Günümüzün En Etkili İmaj Yönetimi: Liderler.
Dev şirketler artık en hızlı yayılımı, verdikleri reklamlarla değil, liderlerinin sosyal medya hesaplarındaki iş ve kişisel paylaşımlarıyla sağlayabiliyor. Bunun en kötü örneğini yakın zamanda Trump ve Elon Musk’la, yerel örneğini ise Nusret’le yaşadık. Facebook, Mark Zuckerberg sayesinde hala insanların gözündeki sırt çantasıyla gezen, minimal hayatlı, nerd bir teknoloji meraklısı imajını korumaya çalışıyor. Milyar dolarlık dev krizlerde bile mahkeme salonlarında Mark’ı masumca tüm dünya kamuoyundan özür dilerken görüyoruz.
Özet: Fırsat Sensin
İki önemli değişimden bahsettik. Yerel markaların güveni ve ekonomiyi geri kazanma yolunun açılması, ikincisi lider iletişiminin ne kadar hızlı ve etkili olduğu. Bu iki şey birleştiğinde konu hepimizin masasına geliyor. Biz ailelerimizden geride kalmanın bir tevazu göstergesi olduğunu öğrendik. Fakat çağ, görünür olma ve yarattığın markayı bir lider olarak “yaşama” çağı. Markan seninle birlikte eskisinden çok daha hızlı ilerleyebilir. Ve sen aslında kendi markanın aynasısın. İkiniz de tek başına eksiksiniz ama birlikte tüm dünyaya kafa tutmamanız için sebep yok.

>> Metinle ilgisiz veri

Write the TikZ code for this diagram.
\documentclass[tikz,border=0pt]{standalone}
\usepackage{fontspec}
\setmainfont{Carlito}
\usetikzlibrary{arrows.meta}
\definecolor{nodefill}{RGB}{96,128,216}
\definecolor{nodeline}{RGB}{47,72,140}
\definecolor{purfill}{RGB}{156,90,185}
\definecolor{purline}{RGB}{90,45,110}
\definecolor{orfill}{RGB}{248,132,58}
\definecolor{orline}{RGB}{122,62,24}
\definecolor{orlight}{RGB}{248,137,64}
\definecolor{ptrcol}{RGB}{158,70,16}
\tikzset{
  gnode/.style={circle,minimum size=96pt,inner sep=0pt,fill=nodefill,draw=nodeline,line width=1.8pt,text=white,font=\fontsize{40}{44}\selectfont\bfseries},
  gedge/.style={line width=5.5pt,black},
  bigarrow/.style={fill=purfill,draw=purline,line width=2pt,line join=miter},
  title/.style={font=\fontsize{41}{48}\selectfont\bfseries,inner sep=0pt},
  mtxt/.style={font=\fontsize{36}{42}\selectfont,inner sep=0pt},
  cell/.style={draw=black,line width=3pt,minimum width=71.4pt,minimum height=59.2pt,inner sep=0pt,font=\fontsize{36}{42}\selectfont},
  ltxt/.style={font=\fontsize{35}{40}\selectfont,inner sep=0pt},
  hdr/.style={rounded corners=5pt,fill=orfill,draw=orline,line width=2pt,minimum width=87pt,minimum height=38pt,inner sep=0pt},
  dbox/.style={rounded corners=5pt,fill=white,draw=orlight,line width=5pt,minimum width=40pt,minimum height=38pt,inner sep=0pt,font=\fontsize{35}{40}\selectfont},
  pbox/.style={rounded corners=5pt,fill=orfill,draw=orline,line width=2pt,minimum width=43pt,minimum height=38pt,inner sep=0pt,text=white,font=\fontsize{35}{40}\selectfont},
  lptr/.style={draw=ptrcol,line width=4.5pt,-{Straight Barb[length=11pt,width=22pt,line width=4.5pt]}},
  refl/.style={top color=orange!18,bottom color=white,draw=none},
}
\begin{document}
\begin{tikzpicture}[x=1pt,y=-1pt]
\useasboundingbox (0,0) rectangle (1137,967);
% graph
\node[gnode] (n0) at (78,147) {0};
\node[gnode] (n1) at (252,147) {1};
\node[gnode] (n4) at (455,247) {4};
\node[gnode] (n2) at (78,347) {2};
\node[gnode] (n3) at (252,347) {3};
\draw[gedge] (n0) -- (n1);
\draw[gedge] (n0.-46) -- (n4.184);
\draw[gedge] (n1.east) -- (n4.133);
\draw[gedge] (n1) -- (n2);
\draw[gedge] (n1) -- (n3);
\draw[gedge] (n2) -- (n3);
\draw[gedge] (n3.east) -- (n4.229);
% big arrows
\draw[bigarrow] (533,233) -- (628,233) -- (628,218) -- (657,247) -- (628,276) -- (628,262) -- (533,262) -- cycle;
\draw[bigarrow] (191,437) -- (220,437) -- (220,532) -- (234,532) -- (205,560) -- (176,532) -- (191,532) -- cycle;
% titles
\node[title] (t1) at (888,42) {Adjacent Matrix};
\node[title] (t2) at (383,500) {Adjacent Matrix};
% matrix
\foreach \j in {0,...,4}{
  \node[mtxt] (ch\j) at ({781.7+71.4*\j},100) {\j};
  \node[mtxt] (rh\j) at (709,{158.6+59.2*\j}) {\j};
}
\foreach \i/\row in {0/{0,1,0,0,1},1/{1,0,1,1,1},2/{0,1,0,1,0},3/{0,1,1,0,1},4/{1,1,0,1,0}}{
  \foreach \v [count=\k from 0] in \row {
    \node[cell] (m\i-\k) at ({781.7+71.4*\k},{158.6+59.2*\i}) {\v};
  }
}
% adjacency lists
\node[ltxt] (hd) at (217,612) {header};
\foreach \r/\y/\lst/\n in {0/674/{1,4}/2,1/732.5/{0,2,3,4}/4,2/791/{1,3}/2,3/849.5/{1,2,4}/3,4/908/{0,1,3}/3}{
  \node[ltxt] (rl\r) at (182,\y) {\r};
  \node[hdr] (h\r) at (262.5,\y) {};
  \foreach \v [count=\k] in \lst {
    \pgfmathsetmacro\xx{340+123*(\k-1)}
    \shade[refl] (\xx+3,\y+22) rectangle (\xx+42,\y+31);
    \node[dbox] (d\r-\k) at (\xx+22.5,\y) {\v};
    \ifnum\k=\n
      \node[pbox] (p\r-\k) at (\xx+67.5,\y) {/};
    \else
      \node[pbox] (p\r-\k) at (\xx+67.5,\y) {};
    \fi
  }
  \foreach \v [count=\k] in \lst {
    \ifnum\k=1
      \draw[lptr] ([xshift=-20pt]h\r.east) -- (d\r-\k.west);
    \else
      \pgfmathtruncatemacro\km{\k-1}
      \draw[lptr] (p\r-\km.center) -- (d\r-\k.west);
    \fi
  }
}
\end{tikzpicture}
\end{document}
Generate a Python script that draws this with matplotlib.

Markanı Planlarken Kendinden Başlamayı Dene
Önce kendinin ve markanın yönetilmesi gereken iki ayrı imaj değerinin olduğunu ve birbirlerini çok sıkı beslediklerini görerek başlayabilirsin. Sonra da kurmak istediğin / kurduğun / içinde olduğun marka ile hangi noktalarda kesiştiğini belirleyerek, bu kesişim noktalarını bireysel hayatında nasıl büyüteceğine ve yansıtacağına bakarsın. Maceracı bir markayı, ofisinden yöneten bir lidere inancımız zayıf olur. Ama sen maceranın ortasındaysan zaten bu ürünü başka nereden alabiliriz ki?

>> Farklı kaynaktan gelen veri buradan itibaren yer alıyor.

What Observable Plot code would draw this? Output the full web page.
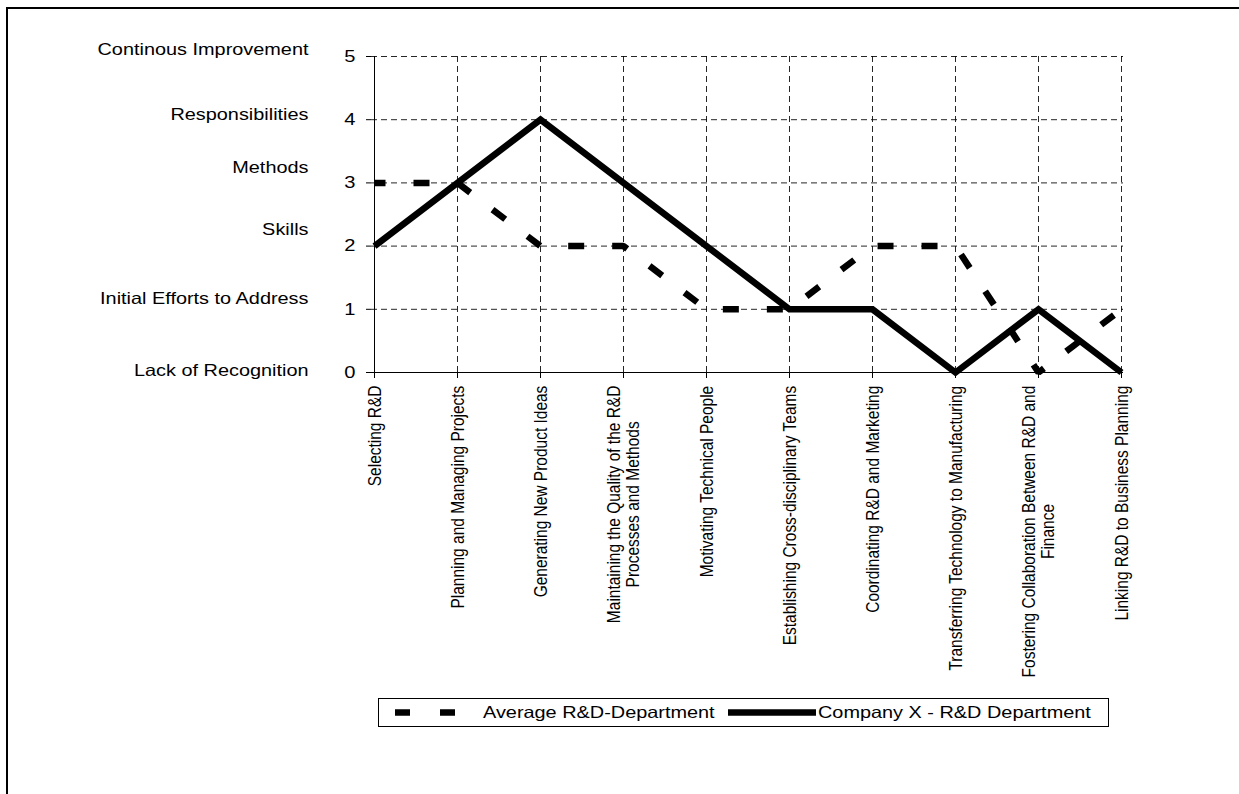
<!DOCTYPE html>
<html>
<head>
<meta charset="utf-8">
<script src="https://cdn.jsdelivr.net/npm/d3@7"></script>
<script src="https://cdn.jsdelivr.net/npm/@observablehq/plot@0.6"></script>
<style>
  html, body { margin: 0; padding: 0; background: #fff; overflow: hidden; }
  #wrap { position: relative; width: 1239px; height: 794px; overflow: hidden; font-family: "Liberation Sans", Arial, sans-serif; }
  #frame { position: absolute; left: 6px; top: 7px; width: 1400px; height: 1000px; border: 2.5px solid #000; }
  #chart { position: absolute; left: 0; top: 0; }
  #legend { position: absolute; left: 378px; top: 698px; }
</style>
</head>
<body>
<div id="wrap">
  <div id="frame"></div>
  <div id="chart"></div>
  <div id="legend"></div>
</div>
<script>
// ---------------- DATA ----------------
const categories = [
  "Selecting R&D",
  "Planning and Managing Projects",
  "Generating New Product Ideas",
  "Maintaining the Quality of the R&D\nProcesses and Methods",
  "Motivating Technical People",
  "Establishing Cross-disciplinary Teams",
  "Coordinating R&D and Marketing",
  "Transferring Technology to Manufacturing",
  "Fostering Collaboration Between R&D and\nFinance",
  "Linking R&D to Business Planning"
];
const averageRD = [3, 3, 2, 2, 1, 1, 2, 2, 0, 1];
const companyX  = [2, 3, 4, 3, 2, 1, 1, 0, 1, 0];
const seriesNames = ["Average R&D-Department", "Company X - R&D Department"];
const levelLabels = ["Lack of Recognition", "Initial Efforts to Address", "Skills", "Methods", "Responsibilities", "Continous Improvement"];
const levelValues = [0, 1, 2, 3, 4, 5];
const yTicks = [0, 1, 2, 3, 4, 5];

// ---------------- LAYOUT / STYLE ----------------
const W = 1239, H = 794;
const mL = 371, mR = 116, mT = 56, mB = 422;
const FONT = '"Liberation Sans", Arial, Helvetica, sans-serif';
const STRETCH = 1.22;           // the reference text is horizontally stretched
const xLabelSize = 15.5, levelSize = 16.3, tickSize = 16.5;
const levelNudge = [2, 11, 16, 15, 5, 7]; // px upward, per level label
const lineW = 6.5;

const rows = (vals, name) => categories.map((c, i) => ({category: c, value: vals[i], series: name}));
const avgRows = rows(averageRD, seriesNames[0]);
const compRows = rows(companyX, seriesNames[1]);

// measure longest line of each category label (for centring multi-line labels)
const ctx = document.createElement("canvas").getContext("2d");
ctx.font = `${xLabelSize}px "Liberation Sans", Arial, sans-serif`;
const longest = c => Math.max(...c.split("\n").map(s => ctx.measureText(s).width));
const yPix = Plot.scale({y: {domain: [0, 5], range: [H - mB, mT]}});
const labelTop = (H - mB) + 13;

const marks = [
  Plot.gridY([1, 2, 3, 4, 5], {stroke: "#000", strokeOpacity: 0.85, strokeWidth: 1, strokeDasharray: "6,4"}),
  Plot.gridX(categories.slice(1), {stroke: "#000", strokeOpacity: 0.85, strokeWidth: 1, strokeDasharray: "6,4"}),
  Plot.ruleY([0], {stroke: "#000", strokeWidth: 1}),
  Plot.ruleX([categories[0]], {stroke: "#000", strokeWidth: 1}),
  Plot.axisY({ticks: yTicks, tickSize: 5, tickPadding: 11, fontSize: tickSize, label: null, tickFormat: d => String(d), stroke: "#000", fill: "#000"}),
  Plot.axisX({tickSize: 6, tickFormat: () => "", label: null, stroke: "#000"}),
  Plot.line(avgRows, {x: "category", y: "value", stroke: "#000", strokeWidth: lineW,
    strokeDasharray: "16,28", strokeDashoffset: 5, strokeLinecap: "butt", strokeLinejoin: "miter"}),
  Plot.line(compRows, {x: "category", y: "value", stroke: "#000", strokeWidth: lineW,
    strokeLinecap: "butt", strokeLinejoin: "miter", strokeMiterlimit: 10}),
  Plot.text(categories, {
    x: d => d,
    y: d => yPix.invert(labelTop + longest(d) / 2),
    text: d => d, rotate: -90, textAnchor: "middle", lineAnchor: "middle",
    fontSize: xLabelSize, fill: "#000", ariaLabel: "xlabels"
  }),
  ...levelLabels.map((lab, i) => Plot.text([lab], {
    frameAnchor: "left", dx: -63, y: () => levelValues[i], dy: -levelNudge[i],
    text: d => d, textAnchor: "end", fontSize: levelSize, fill: "#000"
  }))
];

const chart = Plot.plot({
  width: W, height: H,
  marginLeft: mL, marginRight: mR, marginTop: mT, marginBottom: mB,
  style: {fontFamily: FONT, background: "transparent", color: "#000", overflow: "visible"},
  x: {type: "point", domain: categories, padding: 0},
  y: {domain: [0, 5], nice: false},
  marks
});

// stretch text horizontally (screen space) like the reference
chart.querySelectorAll("text").forEach(t => {
  const tr = t.getAttribute("transform");
  if (tr) {
    if (tr.includes("rotate")) t.setAttribute("transform", tr.replace("rotate", `scale(${STRETCH},1) rotate`));
    else t.setAttribute("transform", tr + ` scale(${STRETCH},1)`);
  } else {
    const x = +t.getAttribute("x") || 0;
    t.setAttribute("transform", `translate(${x},0) scale(${STRETCH},1) translate(${-x},0)`);
  }
});
document.getElementById("chart").appendChild(chart);

// ---------------- LEGEND ----------------
const lg = d3.select("#legend").append("svg").attr("width", 732).attr("height", 30)
  .style("font-family", FONT).style("overflow", "visible");
lg.append("rect").attr("x", 0.5).attr("y", 0.5).attr("width", 730).attr("height", 28)
  .attr("fill", "#fff").attr("stroke", "#000").attr("stroke-width", 1);
lg.append("line").attr("x1", 17).attr("x2", 78).attr("y1", 14.5).attr("y2", 14.5)
  .attr("stroke", "#000").attr("stroke-width", lineW).attr("stroke-dasharray", "15,30");
lg.append("text").attr("transform", `translate(105,20) scale(${STRETCH},1)`)
  .attr("font-size", levelSize).text(seriesNames[0]);
lg.append("line").attr("x1", 350).attr("x2", 438).attr("y1", 14.5).attr("y2", 14.5)
  .attr("stroke", "#000").attr("stroke-width", lineW);
lg.append("text").attr("transform", `translate(440,20) scale(${STRETCH},1)`)
  .attr("font-size", levelSize).text(seriesNames[1]);
</script>
</body>
</html>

Markan Gibi Görün ya da Göründüğün Gibi Bir Marka Ol
Özetle kendime ve ekibime tavsiyem daha fazla görünür olmayı tercih etmek ve içinde olduğumuz markanın aslında “biz” olduğumuz gerçeğini unutmayarak çalışmak. Gerisi bir olmak ve daha ileri gitmek!
Bu yazı "Görünür Olmak" başlığıyla #GQyaz21'de yayınlanmıştır.